Im Zuge der Digitalstrategie wird der Interoperabilitäts-Council als Kompetenzzentrum ausgebaut. Die Expertenteams haben nicht nur die Technik, sondern vor allem auch die Versorgungsverbesserung im Blick. Hier hat man sich auf verschiedene Indikationsfelder - Onkologie, Kardiologie und Diabetologie - konzentriert, wo man den gesamten Pfad des Patienten checkt um zu sehen, wo der Datentransport unterbricht – mit negativen Auswirkungen auf die Versorgung. Das Council will durch Harmonisierung der Standards dafür sorgen, dass die KIS-Systeme der Krankenhäuser gezwungen werden, Standards zu erfüllen, die nicht ihre individuellen Industriestandards sind, sondern interoperable Standards. Damit zwingen wir die KIS-System, ihre Schnittstellen zu öffnen, was ja in der Vergangenheit nicht gelungen ist.

Bis Ende 2026 sollen bereits 300 Forschungsvorhaben mit hochwertigen Daten auf den Weg gebracht werden. Kann das klappen?

Leyck Dieken: Die Idee dahinter ist gut. Eine ePA muss strukturierte Daten enthalten, die nach einheitlichen Standards kodiert werden müssen. Die Ankündigung des Bundesgesundheitsministers signalisiert, dass der Wert dieser Daten dann durch 300 Forschungsprojekte geschöpft werden soll.

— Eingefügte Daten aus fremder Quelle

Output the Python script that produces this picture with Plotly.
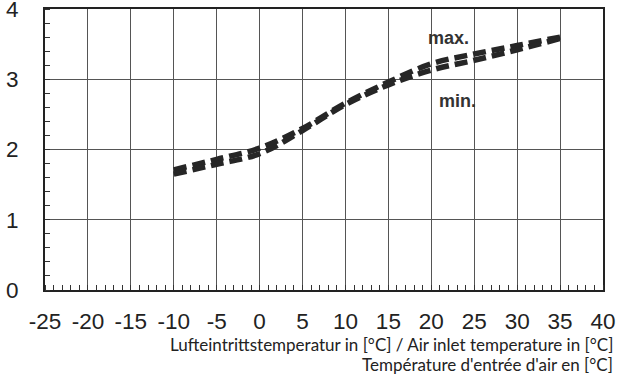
import plotly.graph_objects as go

temps = [-10, -5, 0, 5, 10, 15, 20, 25, 30, 35]
cop_max = [1.71, 1.86, 2.02, 2.30, 2.66, 2.96, 3.22, 3.36, 3.48, 3.60]
cop_min = [1.65, 1.79, 1.94, 2.27, 2.64, 2.92, 3.13, 3.27, 3.42, 3.58]
x_ticks = list(range(-25, 41, 5))
x_labels = [str(v) for v in x_ticks]
y_ticks = [0, 1, 2, 3, 4]
title_lines = ["Lufteintrittstemperatur in [°C] / Air inlet temperature in [°C]",
               "Température d'entrée d'air en [°C]"]

fig = go.Figure()
for ys in (cop_max, cop_min):
    fig.add_trace(go.Scatter(x=temps, y=ys, mode="lines", line_shape="spline",
                             line=dict(color="#262626", width=5.5, dash="13px,6px"),
                             showlegend=False, hoverinfo="skip"))

fig.add_annotation(x=22.0, y=3.59, text="<b>max.</b>", showarrow=False,
                   font=dict(family="Liberation Sans", size=18, color="#333"))
fig.add_annotation(x=23.1, y=2.69, text="<b>min.</b>", showarrow=False,
                   font=dict(family="Liberation Sans", size=18, color="#333"))

for i, t in enumerate(title_lines):
    fig.add_annotation(xref="paper", yref="paper", x=1.022, y=-0.194 - i * 0.072,
                       xanchor="right", yanchor="middle", text=t, showarrow=False,
                       font=dict(family="Lato", size=17, color="#222"))

axis_common = dict(showgrid=True, gridcolor="#555", gridwidth=1, zeroline=False,
                   showline=True, linecolor="#222", linewidth=2, mirror=True,
                   ticks="", automargin=False, ticklabeloverflow="allow",
                   tickfont=dict(family="Liberation Sans", size=22.5, color="#222"))

fig.update_xaxes(range=[-25, 40], tickvals=x_ticks, ticktext=x_labels, ticklabelstandoff=10,
                 minor=dict(dtick=1, ticks="inside", ticklen=5, tickcolor="#333", showgrid=False),
                 **axis_common)
fig.update_yaxes(range=[0, 4], tickvals=y_ticks, ticklabelstandoff=20,
                 minor=dict(dtick=0.2, ticks="inside", ticklen=5, tickcolor="#333", showgrid=False),
                 **axis_common)

fig.update_layout(width=617, height=374, margin=dict(l=45, r=14, t=9, b=84),
                  plot_bgcolor="white", paper_bgcolor="white")
fig.write_html("out.html", config={"displayModeBar": False},
               post_script="document.body.style.margin='0';")
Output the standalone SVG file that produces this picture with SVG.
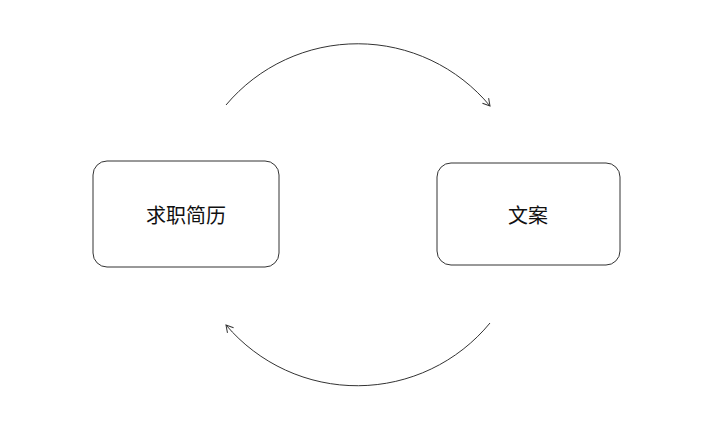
<svg xmlns="http://www.w3.org/2000/svg" width="720" height="435" viewBox="0 0 720 435">
<style>
.box{fill:#fff;stroke:#333;stroke-width:1}
.lbl{font-family:"Noto Sans CJK SC","Noto Sans",sans-serif;font-size:20px;fill:#111;text-anchor:middle;dominant-baseline:central}
.c{fill:none;stroke:#333;stroke-width:1}
</style>
<defs>
<marker id="a" markerWidth="10" markerHeight="10" refX="8" refY="5" orient="auto" markerUnits="userSpaceOnUse">
<path d="M1,1 L8,5 L1,9" fill="none" stroke="#333" stroke-width="1"/>
</marker>
</defs>
<rect width="720" height="435" fill="#fff"/>
<g id="n1"><rect class="box" x="93" y="161" width="186" height="106" rx="14"/><text class="lbl" x="186" y="214">求职简历</text></g>
<g id="n2"><rect class="box" x="437" y="163" width="183" height="102" rx="14"/><text class="lbl" x="528" y="214">文案</text></g>
<g id="connectors">
<path class="c" d="M226,105 A172,172 0 0 1 490,106" marker-end="url(#a)"/>
<path class="c" d="M490,323 A172,172 0 0 1 226,325" marker-end="url(#a)"/>
</g>
</svg>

Das mag zum Teil gelingen, weil wir im ersten Jahr zunächst nur Medikationsdaten strukturiert ablegen werden in der ePA. Im Folgejahr sollen die meistgenutzten Laborwerte abgelegt werden. Die Vorarbeiten sind durch die Labormediziner gelegt.

Es soll ein Digitalbeirat bei der gematik ins Leben gerufen werden? Wann? Wer soll hinein?

Leyck Dieken: Dieser neue Digitalbeirat ist ein wichtiges Element des neues Digitalgesetzes und hat nichts mit dem jetzigen Beirat zu tun. Die Idee dahinter ist, dass Datenschutz und Datennutzung endlich gleichwertig artikuliert werden. Es wird vier Stimmen geben im Beirat: Die der Datensicherheit durch das BSI, des Datenschutzes durch den BFDI, der Datennutzung durch einen medizinisch-wissenschaftlichen Vertreter und eine Stimme der Ethik. Der Digitalbeirat soll der gematik eine grundsätzliche Orientierung geben.

Und was tun Sie nach Ihrem Abschied von der gematik? 

Leyck Dieken: Ich muss ein bisschen Abstand gewinnen. Momentan gibt es einfach noch zu viele Dinge, die mich in meiner aktuellen Tätigkeit für die gematik beschäftigen.

Ich möchte auch künftig wieder gemeinsam mit anderen in einem innovativen Bereich etwas bewegen können. Vermutlich etwas, wo meine Berufung als Arzt weiterhin eine größere Rolle spielt.